Supplied information >>
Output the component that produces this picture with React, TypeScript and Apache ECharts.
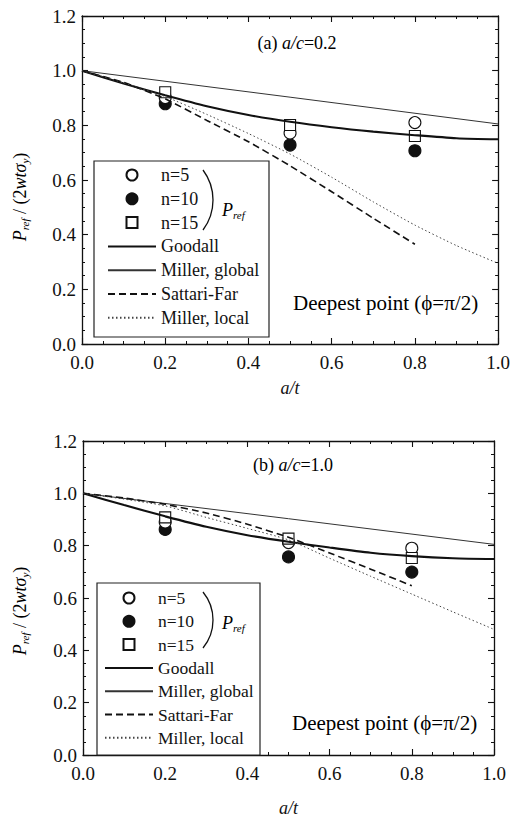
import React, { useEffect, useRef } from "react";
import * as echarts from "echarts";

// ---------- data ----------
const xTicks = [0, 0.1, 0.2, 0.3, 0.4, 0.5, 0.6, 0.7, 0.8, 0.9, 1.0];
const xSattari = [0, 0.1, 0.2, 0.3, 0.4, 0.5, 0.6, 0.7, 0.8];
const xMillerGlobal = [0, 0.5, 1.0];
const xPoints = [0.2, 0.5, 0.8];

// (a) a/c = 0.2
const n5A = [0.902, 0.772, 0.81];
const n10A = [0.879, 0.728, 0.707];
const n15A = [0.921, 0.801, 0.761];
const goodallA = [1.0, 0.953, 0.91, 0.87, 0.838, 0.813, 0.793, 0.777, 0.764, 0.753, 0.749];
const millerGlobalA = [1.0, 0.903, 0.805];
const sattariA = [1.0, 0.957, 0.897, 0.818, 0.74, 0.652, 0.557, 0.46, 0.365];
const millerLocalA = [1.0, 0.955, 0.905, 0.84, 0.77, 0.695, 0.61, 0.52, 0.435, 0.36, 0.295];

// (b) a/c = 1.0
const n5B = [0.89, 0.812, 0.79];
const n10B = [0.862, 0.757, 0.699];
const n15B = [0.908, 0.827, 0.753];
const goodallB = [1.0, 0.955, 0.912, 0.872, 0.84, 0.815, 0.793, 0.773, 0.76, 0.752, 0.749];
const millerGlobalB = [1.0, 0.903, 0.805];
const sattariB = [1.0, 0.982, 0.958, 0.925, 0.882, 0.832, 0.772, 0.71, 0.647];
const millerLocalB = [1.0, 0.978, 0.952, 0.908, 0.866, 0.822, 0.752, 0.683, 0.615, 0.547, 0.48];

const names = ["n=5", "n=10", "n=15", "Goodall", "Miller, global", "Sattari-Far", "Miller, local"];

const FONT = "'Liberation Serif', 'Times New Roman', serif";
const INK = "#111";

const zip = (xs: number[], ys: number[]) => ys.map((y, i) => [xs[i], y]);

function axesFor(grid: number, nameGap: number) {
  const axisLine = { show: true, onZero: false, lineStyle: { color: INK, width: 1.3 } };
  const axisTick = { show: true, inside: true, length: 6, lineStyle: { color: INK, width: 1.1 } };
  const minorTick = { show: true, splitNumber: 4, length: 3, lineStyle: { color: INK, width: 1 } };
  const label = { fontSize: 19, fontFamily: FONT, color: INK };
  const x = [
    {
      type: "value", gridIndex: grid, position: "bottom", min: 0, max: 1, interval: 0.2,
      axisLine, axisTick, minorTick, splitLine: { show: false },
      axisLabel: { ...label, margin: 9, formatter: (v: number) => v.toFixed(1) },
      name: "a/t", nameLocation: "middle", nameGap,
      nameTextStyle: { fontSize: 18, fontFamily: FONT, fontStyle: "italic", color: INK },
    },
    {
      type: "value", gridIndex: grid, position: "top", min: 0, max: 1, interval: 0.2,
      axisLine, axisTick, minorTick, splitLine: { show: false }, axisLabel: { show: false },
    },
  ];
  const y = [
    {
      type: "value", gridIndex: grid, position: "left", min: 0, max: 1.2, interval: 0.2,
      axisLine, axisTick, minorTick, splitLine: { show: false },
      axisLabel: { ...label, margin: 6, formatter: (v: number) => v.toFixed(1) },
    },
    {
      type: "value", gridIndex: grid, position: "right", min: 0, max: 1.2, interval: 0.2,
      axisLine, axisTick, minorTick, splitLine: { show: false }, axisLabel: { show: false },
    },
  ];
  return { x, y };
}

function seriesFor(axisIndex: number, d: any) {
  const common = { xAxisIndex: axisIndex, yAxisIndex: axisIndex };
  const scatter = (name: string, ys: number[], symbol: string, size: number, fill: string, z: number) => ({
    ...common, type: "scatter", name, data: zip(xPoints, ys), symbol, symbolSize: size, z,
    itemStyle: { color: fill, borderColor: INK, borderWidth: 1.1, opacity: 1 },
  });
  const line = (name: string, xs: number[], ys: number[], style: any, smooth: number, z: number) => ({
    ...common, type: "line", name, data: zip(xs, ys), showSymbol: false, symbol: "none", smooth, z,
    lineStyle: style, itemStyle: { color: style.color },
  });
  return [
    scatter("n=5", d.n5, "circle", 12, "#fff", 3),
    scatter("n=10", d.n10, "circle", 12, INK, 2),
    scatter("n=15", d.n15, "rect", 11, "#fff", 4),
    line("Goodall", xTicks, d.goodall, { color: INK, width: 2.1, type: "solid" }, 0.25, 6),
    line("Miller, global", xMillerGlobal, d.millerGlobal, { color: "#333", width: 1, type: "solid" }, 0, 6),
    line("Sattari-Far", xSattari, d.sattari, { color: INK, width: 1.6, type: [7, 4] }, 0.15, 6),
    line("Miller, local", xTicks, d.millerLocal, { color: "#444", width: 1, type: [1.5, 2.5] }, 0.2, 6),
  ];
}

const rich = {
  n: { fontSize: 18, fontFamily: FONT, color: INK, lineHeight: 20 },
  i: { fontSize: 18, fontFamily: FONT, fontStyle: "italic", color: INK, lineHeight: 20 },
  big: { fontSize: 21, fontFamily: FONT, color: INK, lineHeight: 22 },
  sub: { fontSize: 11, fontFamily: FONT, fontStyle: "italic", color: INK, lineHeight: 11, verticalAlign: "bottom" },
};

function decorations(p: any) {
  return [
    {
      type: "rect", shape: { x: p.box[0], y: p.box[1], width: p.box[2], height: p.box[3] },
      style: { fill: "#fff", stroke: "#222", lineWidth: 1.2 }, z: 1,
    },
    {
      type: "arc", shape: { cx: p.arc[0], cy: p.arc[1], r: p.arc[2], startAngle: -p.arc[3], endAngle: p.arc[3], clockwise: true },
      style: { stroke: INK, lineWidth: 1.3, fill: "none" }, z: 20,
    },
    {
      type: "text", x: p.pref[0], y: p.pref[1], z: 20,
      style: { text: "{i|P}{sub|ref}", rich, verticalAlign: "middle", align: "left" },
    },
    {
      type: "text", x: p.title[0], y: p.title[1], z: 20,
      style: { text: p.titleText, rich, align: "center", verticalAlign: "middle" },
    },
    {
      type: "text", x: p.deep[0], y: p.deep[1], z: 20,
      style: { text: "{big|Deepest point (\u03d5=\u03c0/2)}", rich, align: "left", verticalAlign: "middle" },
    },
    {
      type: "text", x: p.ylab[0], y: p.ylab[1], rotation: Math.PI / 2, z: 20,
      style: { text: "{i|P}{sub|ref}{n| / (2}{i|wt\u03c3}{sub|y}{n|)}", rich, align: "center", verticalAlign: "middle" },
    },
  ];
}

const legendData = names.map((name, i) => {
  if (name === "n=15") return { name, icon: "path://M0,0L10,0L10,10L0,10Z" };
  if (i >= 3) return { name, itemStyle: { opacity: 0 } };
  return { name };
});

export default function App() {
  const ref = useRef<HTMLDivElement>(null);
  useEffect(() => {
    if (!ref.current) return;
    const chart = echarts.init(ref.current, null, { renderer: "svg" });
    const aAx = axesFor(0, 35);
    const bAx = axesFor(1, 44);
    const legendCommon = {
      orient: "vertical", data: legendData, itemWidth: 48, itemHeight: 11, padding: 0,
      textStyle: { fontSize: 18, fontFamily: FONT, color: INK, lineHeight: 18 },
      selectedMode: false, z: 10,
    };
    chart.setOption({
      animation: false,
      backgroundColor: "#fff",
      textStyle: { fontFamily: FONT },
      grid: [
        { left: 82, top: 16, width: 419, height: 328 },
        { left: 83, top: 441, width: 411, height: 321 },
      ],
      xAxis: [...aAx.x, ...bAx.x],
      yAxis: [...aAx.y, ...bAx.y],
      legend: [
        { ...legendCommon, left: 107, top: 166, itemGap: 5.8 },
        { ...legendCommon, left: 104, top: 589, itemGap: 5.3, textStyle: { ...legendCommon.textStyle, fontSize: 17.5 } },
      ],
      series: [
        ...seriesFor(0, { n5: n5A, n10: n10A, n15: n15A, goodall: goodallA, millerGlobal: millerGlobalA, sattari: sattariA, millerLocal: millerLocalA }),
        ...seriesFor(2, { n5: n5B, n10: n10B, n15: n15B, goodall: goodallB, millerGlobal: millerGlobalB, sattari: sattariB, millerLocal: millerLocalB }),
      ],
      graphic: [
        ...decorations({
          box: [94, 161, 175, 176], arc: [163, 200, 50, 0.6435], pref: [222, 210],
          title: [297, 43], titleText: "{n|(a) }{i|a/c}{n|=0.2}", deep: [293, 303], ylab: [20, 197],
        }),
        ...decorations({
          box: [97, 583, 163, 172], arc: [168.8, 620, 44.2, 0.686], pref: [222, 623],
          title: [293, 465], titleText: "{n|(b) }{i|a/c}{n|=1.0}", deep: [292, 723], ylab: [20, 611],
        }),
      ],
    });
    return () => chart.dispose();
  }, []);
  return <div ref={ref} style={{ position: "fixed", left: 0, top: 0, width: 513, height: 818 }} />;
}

What you need to do >>
Write out each line of the listing above, exactly, from its first line to the line holding "const zip = (xs: number[], ys: number[])", inclusive. Skip the pictures.

Correct result >>
Output the component that produces this picture with React, TypeScript and Apache ECharts.
import React, { useEffect, useRef } from "react";
import * as echarts from "echarts";

// ---------- data ----------
const xTicks = [0, 0.1, 0.2, 0.3, 0.4, 0.5, 0.6, 0.7, 0.8, 0.9, 1.0];
const xSattari = [0, 0.1, 0.2, 0.3, 0.4, 0.5, 0.6, 0.7, 0.8];
const xMillerGlobal = [0, 0.5, 1.0];
const xPoints = [0.2, 0.5, 0.8];

// (a) a/c = 0.2
const n5A = [0.902, 0.772, 0.81];
const n10A = [0.879, 0.728, 0.707];
const n15A = [0.921, 0.801, 0.761];
const goodallA = [1.0, 0.953, 0.91, 0.87, 0.838, 0.813, 0.793, 0.777, 0.764, 0.753, 0.749];
const millerGlobalA = [1.0, 0.903, 0.805];
const sattariA = [1.0, 0.957, 0.897, 0.818, 0.74, 0.652, 0.557, 0.46, 0.365];
const millerLocalA = [1.0, 0.955, 0.905, 0.84, 0.77, 0.695, 0.61, 0.52, 0.435, 0.36, 0.295];

// (b) a/c = 1.0
const n5B = [0.89, 0.812, 0.79];
const n10B = [0.862, 0.757, 0.699];
const n15B = [0.908, 0.827, 0.753];
const goodallB = [1.0, 0.955, 0.912, 0.872, 0.84, 0.815, 0.793, 0.773, 0.76, 0.752, 0.749];
const millerGlobalB = [1.0, 0.903, 0.805];
const sattariB = [1.0, 0.982, 0.958, 0.925, 0.882, 0.832, 0.772, 0.71, 0.647];
const millerLocalB = [1.0, 0.978, 0.952, 0.908, 0.866, 0.822, 0.752, 0.683, 0.615, 0.547, 0.48];

const names = ["n=5", "n=10", "n=15", "Goodall", "Miller, global", "Sattari-Far", "Miller, local"];

const FONT = "'Liberation Serif', 'Times New Roman', serif";
const INK = "#111";

const zip = (xs: number[], ys: number[]) => ys.map((y, i) => [xs[i], y]);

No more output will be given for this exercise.